Kendari – Jaringan Komunikasi Mahasiswa Sulawesi Tenggara (JKMS) kembali menyoroti dugaan pemalsuan ijazah salah satu Anggota DPRD Kabupaten Konawe dari Daerah Pemilihan (Dapil) IV, berinisial HMW, yang berasal dari Fraksi Partai Kebangkitan Bangsa (PKB).
Ketua JKMS, Irjal Ridwan, mengatakan dugaan tersebut muncul karena ditemukan sejumlah ketidaksesuaian dokumen identitas yang digunakan HMW saat mencalonkan diri pada Pemilihan Legislatif (Pileg) 2024.
Menurutnya, ijazah yang digunakan atas nama “Perti” tidak sinkron dengan dokumen resmi lainnya, mulai dari kartu keluarga (KK) hingga akta kelahiran.
“Ada perbedaan nama di dalam ijazah, kartu keluarga, dan akta kelahiran. Ini janggal. Dugaan kami kuat ada indikasi pemalsuan identitas dan dokumen saat pendaftaran Pileg 2024,” ujar Irjal dalam pernyataan resmi yang diterima, Rabu (3/9/2025).

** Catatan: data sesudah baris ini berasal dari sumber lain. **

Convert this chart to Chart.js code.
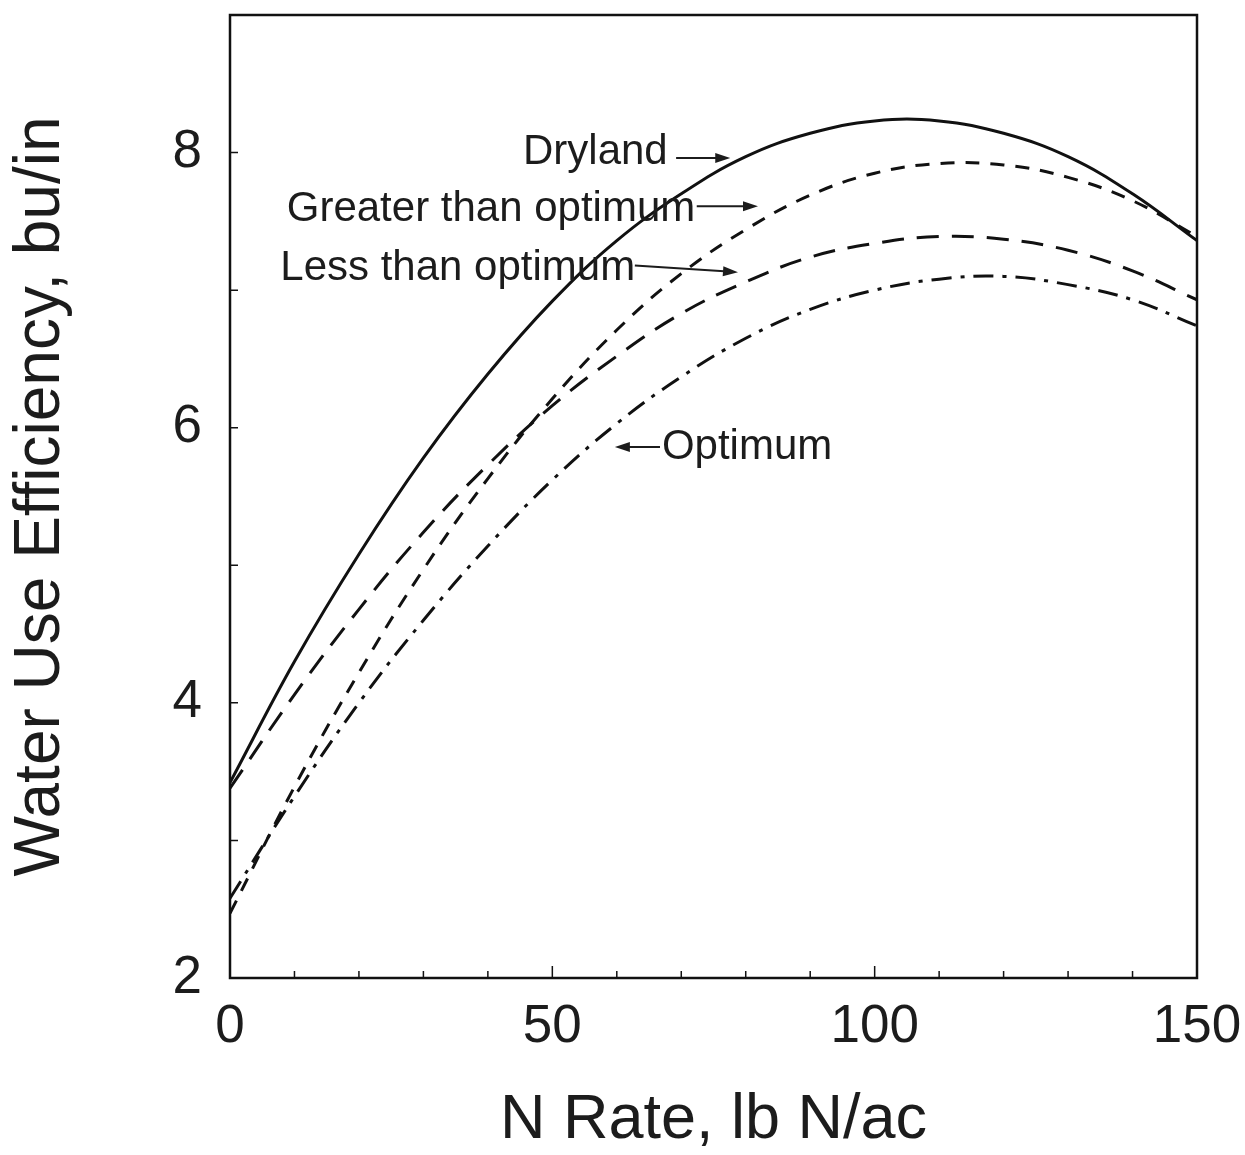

Selain itu, Irjal juga menyinggung adanya kejanggalan dalam putusan pengadilan terkait perubahan nama HMW. Ia menyebut, dalam dokumen putusan Pengadilan Negeri Konawe justru termuat frasa “Pengadilan Agama Unaaha”, yang menurutnya menunjukkan adanya kekeliruan administratif.
“Perubahan nama itu seharusnya diajukan ke Pengadilan Negeri karena menyangkut perkara perdata umum untuk kepentingan administrasi kependudukan. Bukan ke Pengadilan Agama yang hanya mengatur soal perkawinan dan perkara agama lainnya,” jelasnya.
Atas temuan ini, JKMS mendesak Polda Sultra segera mengambil alih kasus tersebut karena dinilai merugikan negara sekaligus mencederai kepercayaan publik terhadap proses demokrasi.
“Dalam waktu dekat kami akan melaporkan secara resmi dengan menyertakan bukti autentik. Dugaan pemalsuan dokumen ini jelas merupakan tindak pidana dan kejahatan melawan hukum,” tegas Irjal.
Dugaan tindak pidana yang disoroti JKMS merujuk pada:
1. Pasal 263 KUHP: Barang siapa membuat surat palsu atau memalsukan surat yang dapat menimbulkan hak, kewajiban, atau pembebasan hutang dengan maksud untuk memakai atau menyuruh orang lain memakai surat tersebut seolah-olah isinya benar dan tidak dipalsu, dapat dipidana penjara hingga 6 tahun.
2. Pasal 266 KUHP: Setiap orang yang dengan sengaja menyuruh memasukkan keterangan palsu ke dalam akta otentik tentang suatu hal yang kebenarannya harus dinyatakan oleh akta tersebut, dapat dipidana penjara hingga 7 tahun.
3. UU Nomor 10 Tahun 2016 tentang Pilkada serta UU Nomor 7 Tahun 2017 tentang Pemilu, yang mengatur keabsahan dokumen persyaratan calon legislatif.
JKMS menegaskan, proses hukum terhadap dugaan pemalsuan dokumen ini penting untuk menjaga integritas DPRD Konawe dan memastikan agar praktik politik tidak dicederai oleh tindakan curang.